Not only has Harris been working the union’s connections to Hunter and Issa, he has his eye on the Trump administration, which carried the union’s endorsement into the presidential election.
“Everyone has slightly different agendas but we all recognize this is a nonpartisan issue,” Harris says. What he sees as a lack of action on the part of the Environmental Protection Agency and the IBWC bothers him.
“We have to get out of the paradigm of shrugging and saying it’s Mexico, what can we do?” he says. “Anywhere else in the country, this area would be a Superfund site.”
It’s been an unusually terrible season for Imperial Beach beaches, and for the river valley. On February 6, border patrol agents told their command about the disgusting sights and smells in the Tijuana River — which is dry much of the year. Valley residents and visitors had also noticed the stench but it was the Imperial Beach border patrol station that reported it to the International Boundary and Water Commission.
An estimated 143 million gallons of sewage flowed freely into the valley from Feb. 6 to Feb. 23, according to a report released in April. The dump resulted from an emergency repair of a sewage main in Tijuana , where crews diverted raw sewage into the river channel while they worked to repair the pipe.
Throughout the 17 days of sewage flowing down the five or six miles of river bed at a rate of about 300 liters per second, the International Boundary and Water Commission didn’t send out notifications on the email list of people and agencies that want to be notified of such events.
The agency — created by Congress as part of the State Department — was already Dedina’s target.
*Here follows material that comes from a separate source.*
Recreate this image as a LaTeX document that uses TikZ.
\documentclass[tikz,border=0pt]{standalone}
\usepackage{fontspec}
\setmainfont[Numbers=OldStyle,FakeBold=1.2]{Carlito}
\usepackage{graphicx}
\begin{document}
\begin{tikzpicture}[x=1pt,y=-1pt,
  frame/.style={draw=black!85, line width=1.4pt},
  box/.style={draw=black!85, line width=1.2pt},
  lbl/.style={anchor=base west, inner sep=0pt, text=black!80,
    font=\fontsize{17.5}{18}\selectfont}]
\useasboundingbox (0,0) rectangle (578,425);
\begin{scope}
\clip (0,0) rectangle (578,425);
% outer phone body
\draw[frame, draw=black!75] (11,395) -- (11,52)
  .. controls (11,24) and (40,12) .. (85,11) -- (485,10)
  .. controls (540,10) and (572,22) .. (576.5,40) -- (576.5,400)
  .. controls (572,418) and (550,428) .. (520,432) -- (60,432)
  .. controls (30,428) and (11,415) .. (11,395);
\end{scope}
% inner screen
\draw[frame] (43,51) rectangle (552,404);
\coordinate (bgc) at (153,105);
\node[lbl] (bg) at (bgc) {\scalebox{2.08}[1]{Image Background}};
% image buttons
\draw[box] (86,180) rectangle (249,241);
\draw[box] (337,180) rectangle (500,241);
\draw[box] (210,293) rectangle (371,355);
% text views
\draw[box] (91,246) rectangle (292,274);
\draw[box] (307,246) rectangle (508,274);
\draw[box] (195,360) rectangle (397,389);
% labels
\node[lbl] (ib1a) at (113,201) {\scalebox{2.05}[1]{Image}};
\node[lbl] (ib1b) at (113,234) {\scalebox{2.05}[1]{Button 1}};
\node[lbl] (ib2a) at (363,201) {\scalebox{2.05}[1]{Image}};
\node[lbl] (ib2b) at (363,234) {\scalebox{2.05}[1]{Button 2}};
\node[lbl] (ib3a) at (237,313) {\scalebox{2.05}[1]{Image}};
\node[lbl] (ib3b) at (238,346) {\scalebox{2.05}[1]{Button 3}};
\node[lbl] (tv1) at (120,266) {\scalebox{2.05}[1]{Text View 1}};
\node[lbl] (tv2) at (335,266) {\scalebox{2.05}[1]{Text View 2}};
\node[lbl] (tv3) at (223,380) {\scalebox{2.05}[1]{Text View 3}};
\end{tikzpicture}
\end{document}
Last September, he called for the resignation of its chief — a call that received no response from the agency.
Another sewage dump from Mexico into the Tijuana River Valley, (335,000 gallons on May 24th) prompted fresh outrage that will undoubtedly be discussed at the IBWC meeting tonight (Thursday).
State Water Quality Control Board executive director Dave Gibson — who has spent five years pushing the Tijuana River Valley Recovery Team to commit to action — welcomes the angry involvement of residents and border patrol agents.
Gibson: “It’s time we actively manage the main channel and intercept the trash and sewage so they don’t end up going through our parks onto the beach and in the ocean.”